The Comfort That Liberates

“Blessed be the God and Father of our Lord Jesus Christ, the Father of mercies and the God of all comfort. He comforts us in all our affliction, so that we may be able to comfort those who are in any kind of affliction through the comfort we ourselves receive from God.”

2 Corinthians 1:3–4

Notice: His comfort doesn’t merely anesthetize pain; it equips us to comfort others. Self-focused escapes spiral inward. Spirit-given comfort ripples outward.
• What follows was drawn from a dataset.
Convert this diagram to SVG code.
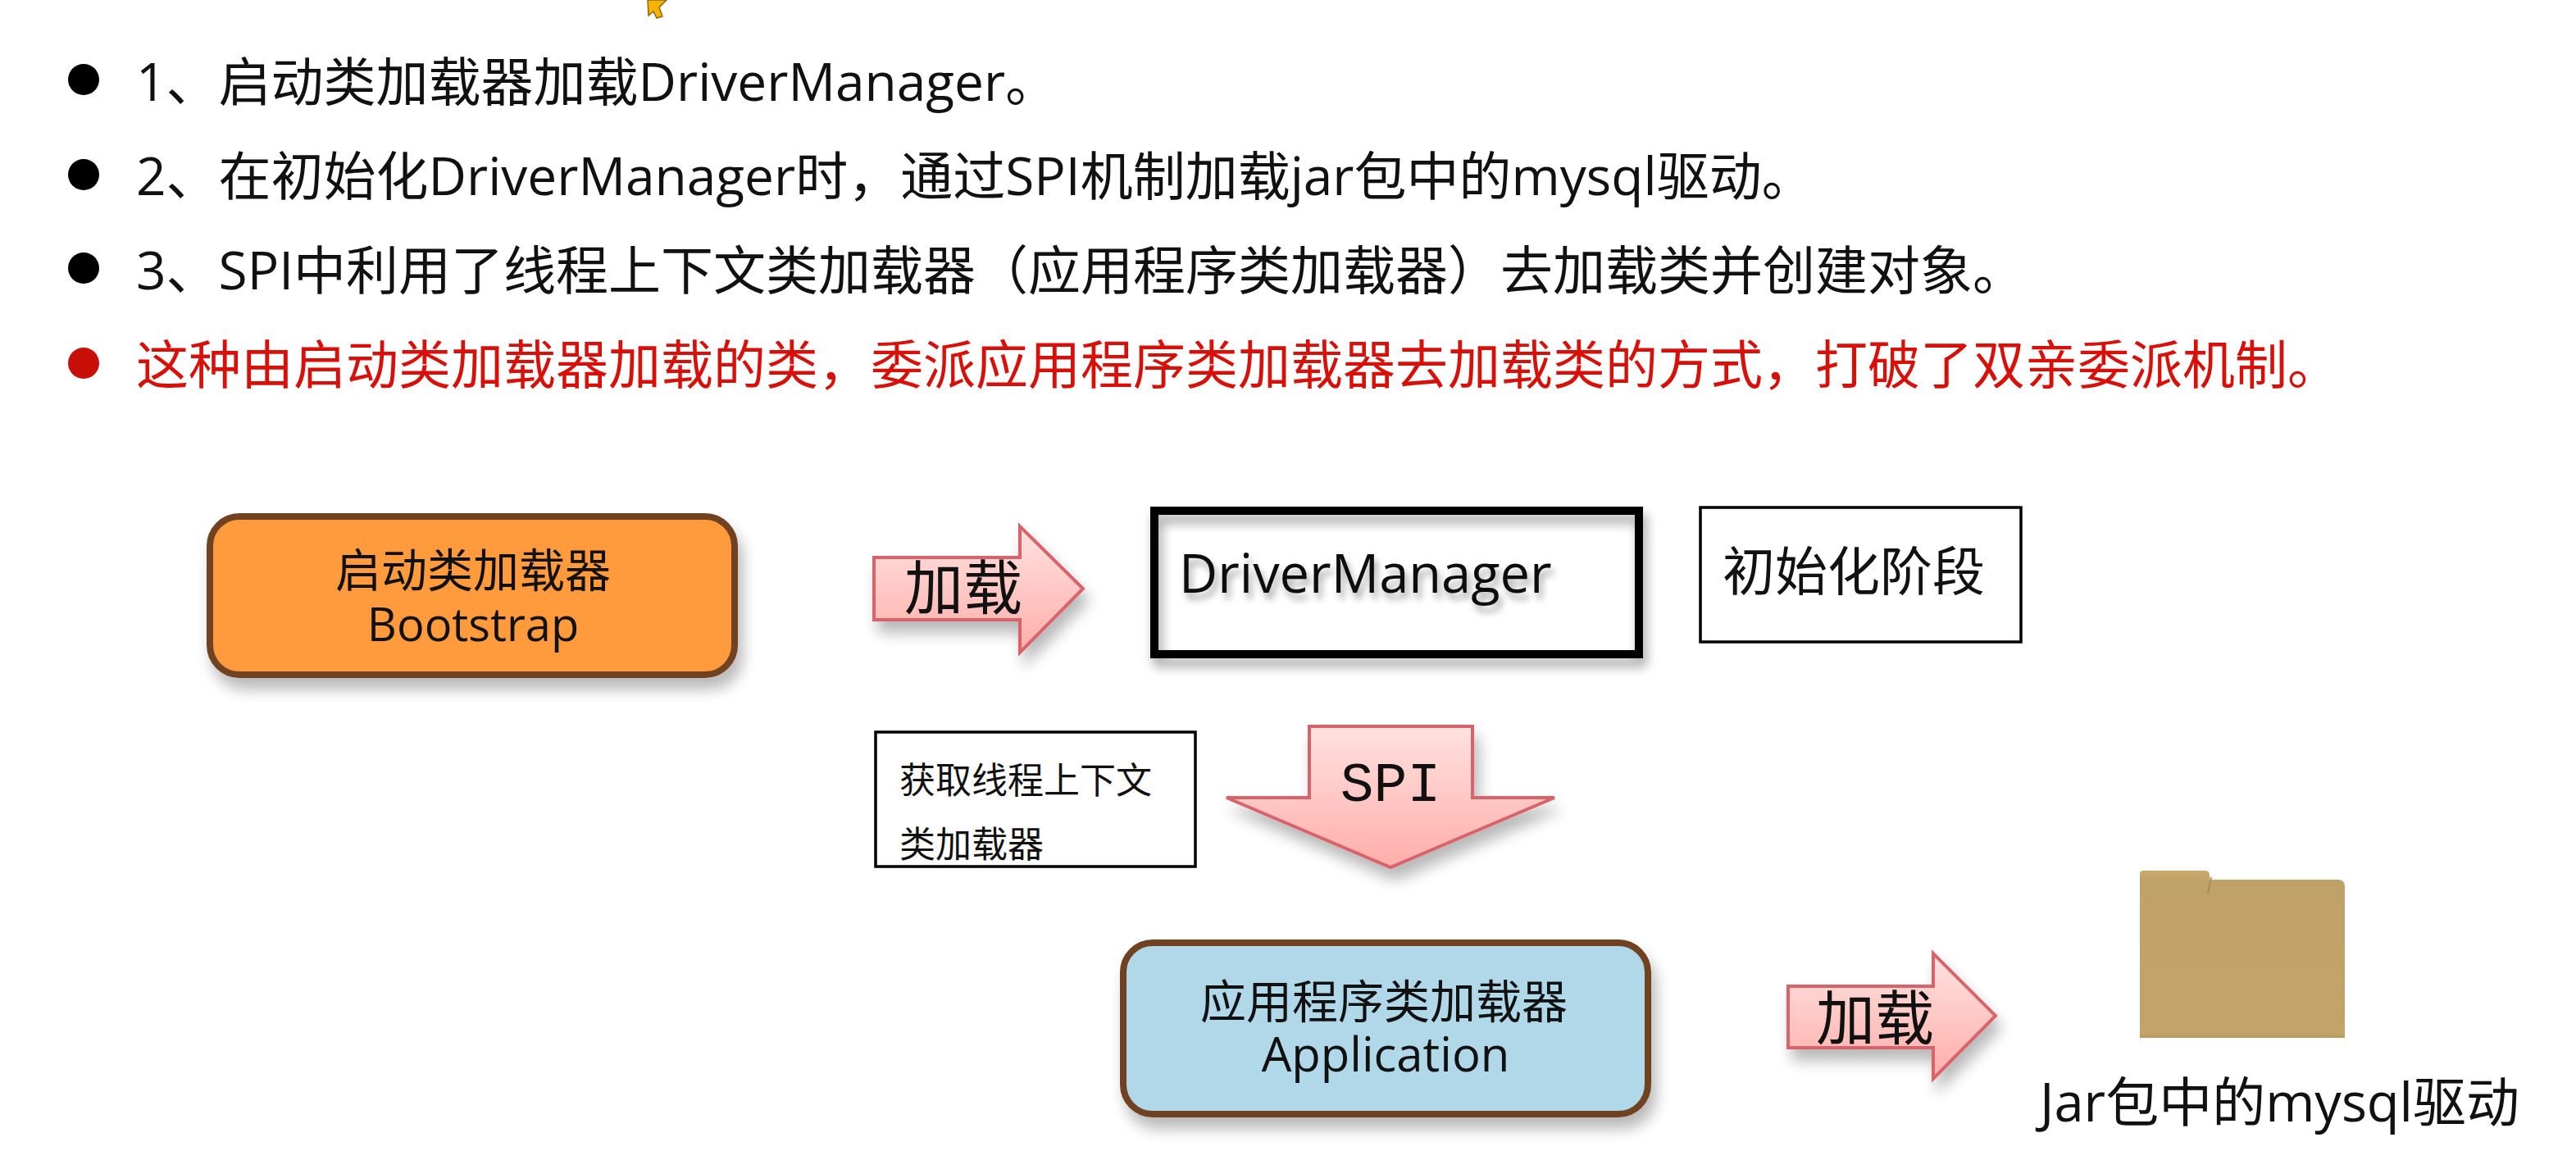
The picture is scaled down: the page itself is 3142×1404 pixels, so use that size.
<svg xmlns="http://www.w3.org/2000/svg" width="3142" height="1404" viewBox="0 0 3142 1404">
<style>
text{font-family:"Open Sans","Noto Sans CJK SC",sans-serif;fill:#111}
.l{font-size:64px}
.n{font-size:56px;text-anchor:middle}
.box{fill:#fff;stroke:#000;stroke-width:3.5}
.loader{stroke:#6f4320;stroke-width:8}
.arrow{stroke:#d9646a;stroke-width:4}
</style>
<defs>
<filter id="sh" x="-10%" y="-10%" width="125%" height="140%"><feGaussianBlur in="SourceAlpha" stdDeviation="9"/><feOffset dx="6" dy="14"/><feComponentTransfer><feFuncA type="linear" slope="0.28"/></feComponentTransfer><feMerge><feMergeNode/><feMergeNode in="SourceGraphic"/></feMerge></filter>
<filter id="ts" x="-5%" y="-20%" width="110%" height="150%"><feGaussianBlur in="SourceAlpha" stdDeviation="4"/><feOffset dx="4" dy="8"/><feComponentTransfer><feFuncA type="linear" slope="0.35"/></feComponentTransfer><feMerge><feMergeNode/><feMergeNode in="SourceGraphic"/></feMerge></filter>
<filter id="bl" x="-10%" y="-20%" width="120%" height="140%"><feGaussianBlur stdDeviation="7"/></filter>
<linearGradient id="ar" x1="0" y1="0" x2="0" y2="1"><stop offset="0" stop-color="#ffe2df"/><stop offset="1" stop-color="#ffaeaa"/></linearGradient>
<linearGradient id="fo" x1="0" y1="0" x2="0" y2="1"><stop offset="0" stop-color="#c9aa6c"/><stop offset="0.06" stop-color="#bfa268"/><stop offset="0.97" stop-color="#c2a46a"/><stop offset="1" stop-color="#b89a5e"/></linearGradient>
</defs>
<rect width="3142" height="1404" fill="#fff"/>
<g id="cursor"><path d="M790 0L813 0L804 9L808 20L801 22L797 14L791 19Z" fill="#f4b400" stroke="#8a6a10" stroke-width="1.5"/></g>
<g id="bullets">
<circle cx="102" cy="97" r="19" fill="#000"/>
<circle cx="102" cy="213" r="19" fill="#000"/>
<circle cx="102" cy="327" r="19" fill="#000"/>
<circle cx="102" cy="443" r="19" fill="#c80f07"/>
<text class="l" x="166" y="123">1、启动类加载器加载DriverManager。</text>
<text class="l" x="166" y="238">2、在初始化DriverManager时，通过SPI机制加载jar包中的mysql驱动。</text>
<text class="l" x="166" y="353">3、SPI中利用了线程上下文类加载器（应用程序类加载器）去加载类并创建对象。</text>
<text class="l" x="166" y="468" style="fill:#d8100a">这种由启动类加载器加载的类，委派应用程序类加载器去加载类的方式，打破了双亲委派机制。</text>
</g>
<g id="connectors">
<g id="arrow-load-1"><path class="arrow" filter="url(#sh)" fill="url(#ar)" d="M1066 680H1244V642L1321 718L1244 796V756H1066Z"/><text x="1103" y="743" style="font-size:72px">加载</text></g>
<g id="arrow-spi"><path class="arrow" filter="url(#sh)" fill="url(#ar)" d="M1597 886H1796V973H1896L1696 1058L1496 973H1597Z"/><text x="1696" y="977" style="font-family:'Liberation Mono',monospace;font-size:68px;text-anchor:middle">SPI</text></g>
<g id="arrow-load-2"><path class="arrow" filter="url(#sh)" fill="url(#ar)" d="M2181 1203H2358V1163L2434 1239L2358 1316V1278H2181Z"/><text x="2215" y="1268" style="font-size:72px">加载</text></g>
</g>
<g id="bootstrap"><rect class="loader" x="256" y="630" width="640" height="193" rx="36" fill="#ff9a3c" filter="url(#sh)"/><text class="n" x="577" y="716"><tspan x="577" y="716">启动类加载器</tspan><tspan x="577" y="782">Bootstrap</tspan></text></g>
<g id="driver-manager"><rect x="1408" y="623" width="591" height="175" fill="#fff"/><rect x="1412" y="633" width="591" height="175" fill="none" stroke="#000" stroke-width="10" opacity="0.38" filter="url(#bl)"/><rect x="1408" y="623" width="591" height="175" fill="none" stroke="#000" stroke-width="10"/><text x="1438" y="723" filter="url(#ts)" style="font-size:65px">DriverManager</text></g>
<g id="init-stage"><rect class="box" x="2074" y="619" width="391" height="164"/><text x="2101" y="720" style="font-size:64px">初始化阶段</text></g>
<g id="context-note"><rect class="box" x="1068" y="893" width="390" height="164"/><text x="1097" y="968" style="font-size:44px"><tspan x="1097" y="968">获取线程上下文</tspan><tspan x="1097" y="1046">类加载器</tspan></text></g>
<g id="application"><rect class="loader" x="1370" y="1150" width="640" height="209" rx="36" fill="#b0d8e8" filter="url(#sh)"/><text class="n" x="1690" y="1242"><tspan x="1688" y="1242">应用程序类加载器</tspan><tspan x="1690" y="1307" style="font-size:58px">Application</tspan></text></g>
<g id="jar"><path d="M2610 1066Q2610 1062 2614 1062H2690Q2695 1062 2695 1068V1073H2852Q2860 1073 2860 1082V1266H2610Z" fill="url(#fo)"/><path d="M2697 1070L2693 1090" stroke="#a88c55" stroke-width="2" fill="none"/><text x="2488" y="1368" style="font-size:65px">Jar包中的mysql驱动</text></g>
</svg>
“For freedom, Christ set us free. Stand firm then and don’t submit again to a yoke of slavery.”

Galatians 5:1

Freedom isn’t found in softer cushions but in stronger surrender. The cross proves that true comfort often travels through discomfort—yet ends in resurrection joy.

Final Thought

The next time discomfort tightens around your chest, don’t sprint for the nearest escape hatch. Inhale. Exhale. Whisper:

“Lord, is there something You want to teach me here instead of letting me run from it? I choose Your comfort over counterfeit relief.”

Your pain may not be a prison after all. It might be the very path the Father is clearing toward spacious freedom.

And rest assured: the comfort will come. Not from the things you’ve used to avoid Him, but from the One who endured every discomfort to set you gloriously free.